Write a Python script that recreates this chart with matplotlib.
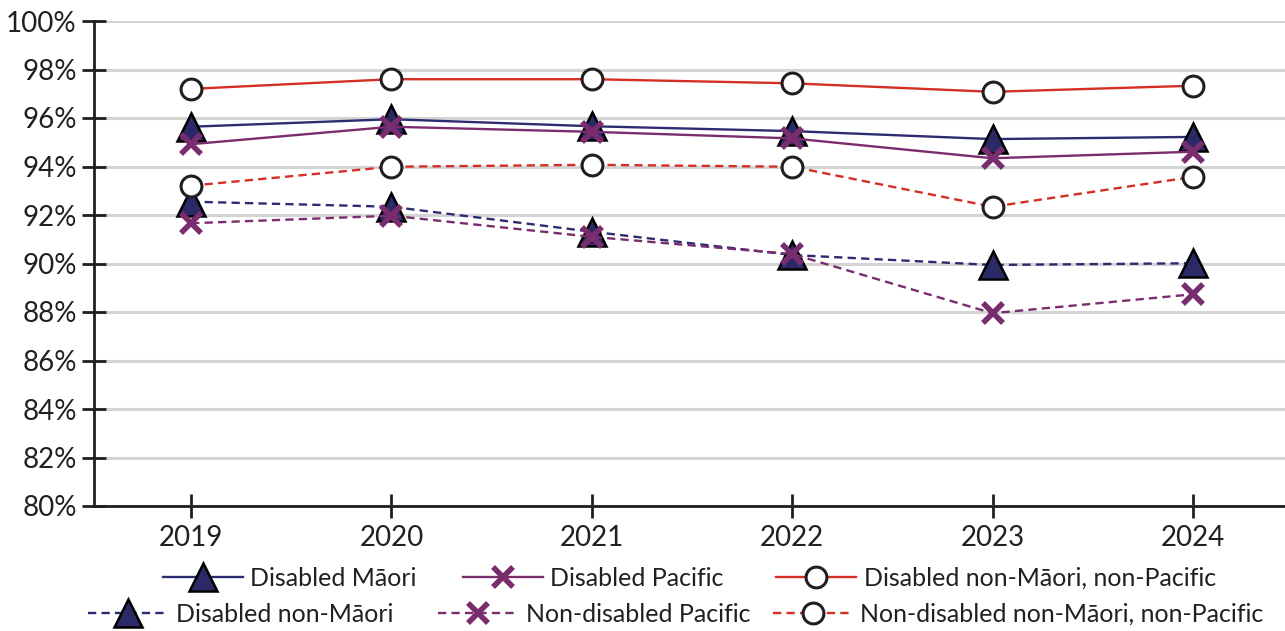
import matplotlib
matplotlib.use("Agg")
import matplotlib.pyplot as plt
from matplotlib.ticker import FuncFormatter

plt.rcParams['font.family'] = ['Lato', 'DejaVu Sans']

years = [2019, 2020, 2021, 2022, 2023, 2024]
disabled_maori = [95.64, 95.95, 95.66, 95.46, 95.13, 95.22]
disabled_pacific = [94.92, 95.64, 95.43, 95.16, 94.34, 94.61]
disabled_other = [97.20, 97.60, 97.60, 97.43, 97.08, 97.33]
disabled_non_maori = [92.55, 92.34, 91.31, 90.35, 89.94, 90.01]
nondisabled_pacific = [91.66, 91.97, 91.10, 90.39, 87.95, 88.73]
nondisabled_other = [93.21, 93.99, 94.07, 93.99, 92.34, 93.57]

series_labels = ["Disabled Māori", "Disabled Pacific", "Disabled non-Māori, non-Pacific",
                 "Disabled non-Māori", "Non-disabled Pacific",
                 "Non-disabled non-Māori, non-Pacific"]
yticks = [80, 82, 84, 86, 88, 90, 92, 94, 96, 98, 100]

NAVY = "#2d2b72"
NAVY_FILL = "#2b2966"
PURPLE = "#7a2d6e"
RED = "#d42e25"
INK = "#231f20"
GRID = "#d4d4d4"
TICK_FS = 20
LEG_FS = 18

W, H = 1285, 631
fig = plt.figure(figsize=(W / 100, H / 100), dpi=100)
ax = fig.add_axes([94 / W, 1 - 506 / H, (W - 94) / W, (506 - 21) / H])

tri = dict(marker="^", markersize=20, markerfacecolor=NAVY_FILL,
           markeredgecolor="black", markeredgewidth=1.8)
cross = dict(marker="x", markersize=15, markeredgecolor=PURPLE, markeredgewidth=4)
circ = dict(marker="o", markersize=15, markerfacecolor="white",
            markeredgecolor=INK, markeredgewidth=2.2)

dash = (0, (3.5, 2.2))

h1, = ax.plot(years, disabled_maori, color=NAVY, lw=1.7, zorder=3, **tri)
h4, = ax.plot(years, disabled_non_maori, color=NAVY, lw=1.7, ls=dash, zorder=3, **tri)
h2, = ax.plot(years, disabled_pacific, color=PURPLE, lw=1.7, zorder=4, **cross)
h5, = ax.plot(years, nondisabled_pacific, color=PURPLE, lw=1.7, ls=dash, zorder=4, **cross)
h3, = ax.plot(years, disabled_other, color=RED, lw=1.7, zorder=5, **circ)
h6, = ax.plot(years, nondisabled_other, color=RED, lw=1.7, ls=dash, zorder=5, **circ)

ax.set_xlim(2018.515, 2024.46)
ax.set_ylim(80, 100)
ax.set_xticks(years)
ax.set_yticks(yticks)
ax.yaxis.set_major_formatter(FuncFormatter(lambda v, p: f"{v:.0f}%"))
ax.grid(axis="y", color=GRID, lw=2.2, zorder=0)
ax.set_axisbelow(True)
for s in ("top", "right"):
    ax.spines[s].set_visible(False)
for s in ("left", "bottom"):
    ax.spines[s].set_color(INK)
    ax.spines[s].set_linewidth(2)
    ax.spines[s].set_zorder(6)
ax.tick_params(axis="both", direction="inout", length=17, width=2, color=INK,
               labelsize=TICK_FS, labelcolor=INK)
ax.tick_params(axis="y", pad=4)
ax.tick_params(axis="x", pad=5)
for ln in ax.lines:
    ln.set_clip_on(False)

# Legend: one entry per box so the two rows can be laid out independently
handles = [h1, h2, h3, h4, h5, h6]
entry_pos = [(163, 578), (463, 578), (776, 578),
             (88, 614), (438, 614), (773, 614)]
for h, lab, (px, py) in zip(handles, series_labels, entry_pos):
    fig.legend([h], [lab], loc="center left", bbox_to_anchor=(px / W, 1 - py / H),
               frameon=False, fontsize=LEG_FS, handlelength=3.2, handletextpad=0.3,
               borderpad=0, borderaxespad=0, labelcolor=INK)

fig.savefig("out.png", dpi=100)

**********

## WHAT THIS TASK INVOLVES
Repeat the material above in full and unchanged, minus its images.

## REPLY TO THE EXERCISE
Write a Python script that recreates this chart with matplotlib.
import matplotlib
matplotlib.use("Agg")
import matplotlib.pyplot as plt
from matplotlib.ticker import FuncFormatter

plt.rcParams['font.family'] = ['Lato', 'DejaVu Sans']

years = [2019, 2020, 2021, 2022, 2023, 2024]
disabled_maori = [95.64, 95.95, 95.66, 95.46, 95.13, 95.22]
disabled_pacific = [94.92, 95.64, 95.43, 95.16, 94.34, 94.61]
disabled_other = [97.20, 97.60, 97.60, 97.43, 97.08, 97.33]
disabled_non_maori = [92.55, 92.34, 91.31, 90.35, 89.94, 90.01]
nondisabled_pacific = [91.66, 91.97, 91.10, 90.39, 87.95, 88.73]
nondisabled_other = [93.21, 93.99, 94.07, 93.99, 92.34, 93.57]

series_labels = ["Disabled Māori", "Disabled Pacific", "Disabled non-Māori, non-Pacific",
                 "Disabled non-Māori", "Non-disabled Pacific",
                 "Non-disabled non-Māori, non-Pacific"]
yticks = [80, 82, 84, 86, 88, 90, 92, 94, 96, 98, 100]

NAVY = "#2d2b72"
NAVY_FILL = "#2b2966"
PURPLE = "#7a2d6e"
RED = "#d42e25"
INK = "#231f20"
GRID = "#d4d4d4"
TICK_FS = 20
LEG_FS = 18

W, H = 1285, 631
fig = plt.figure(figsize=(W / 100, H / 100), dpi=100)
ax = fig.add_axes([94 / W, 1 - 506 / H, (W - 94) / W, (506 - 21) / H])

tri = dict(marker="^", markersize=20, markerfacecolor=NAVY_FILL,
           markeredgecolor="black", markeredgewidth=1.8)
cross = dict(marker="x", markersize=15, markeredgecolor=PURPLE, markeredgewidth=4)
circ = dict(marker="o", markersize=15, markerfacecolor="white",
            markeredgecolor=INK, markeredgewidth=2.2)

dash = (0, (3.5, 2.2))

h1, = ax.plot(years, disabled_maori, color=NAVY, lw=1.7, zorder=3, **tri)
h4, = ax.plot(years, disabled_non_maori, color=NAVY, lw=1.7, ls=dash, zorder=3, **tri)
h2, = ax.plot(years, disabled_pacific, color=PURPLE, lw=1.7, zorder=4, **cross)
h5, = ax.plot(years, nondisabled_pacific, color=PURPLE, lw=1.7, ls=dash, zorder=4, **cross)
h3, = ax.plot(years, disabled_other, color=RED, lw=1.7, zorder=5, **circ)
h6, = ax.plot(years, nondisabled_other, color=RED, lw=1.7, ls=dash, zorder=5, **circ)

ax.set_xlim(2018.515, 2024.46)
ax.set_ylim(80, 100)
ax.set_xticks(years)
ax.set_yticks(yticks)
ax.yaxis.set_major_formatter(FuncFormatter(lambda v, p: f"{v:.0f}%"))
ax.grid(axis="y", color=GRID, lw=2.2, zorder=0)
ax.set_axisbelow(True)
for s in ("top", "right"):
    ax.spines[s].set_visible(False)
for s in ("left", "bottom"):
    ax.spines[s].set_color(INK)
    ax.spines[s].set_linewidth(2)
    ax.spines[s].set_zorder(6)
ax.tick_params(axis="both", direction="inout", length=17, width=2, color=INK,
               labelsize=TICK_FS, labelcolor=INK)
ax.tick_params(axis="y", pad=4)
ax.tick_params(axis="x", pad=5)
for ln in ax.lines:
    ln.set_clip_on(False)

# Legend: one entry per box so the two rows can be laid out independently
handles = [h1, h2, h3, h4, h5, h6]
entry_pos = [(163, 578), (463, 578), (776, 578),
             (88, 614), (438, 614), (773, 614)]
for h, lab, (px, py) in zip(handles, series_labels, entry_pos):
    fig.legend([h], [lab], loc="center left", bbox_to_anchor=(px / W, 1 - py / H),
               frameon=False, fontsize=LEG_FS, handlelength=3.2, handletextpad=0.3,
               borderpad=0, borderaxespad=0, labelcolor=INK)

fig.savefig("out.png", dpi=100)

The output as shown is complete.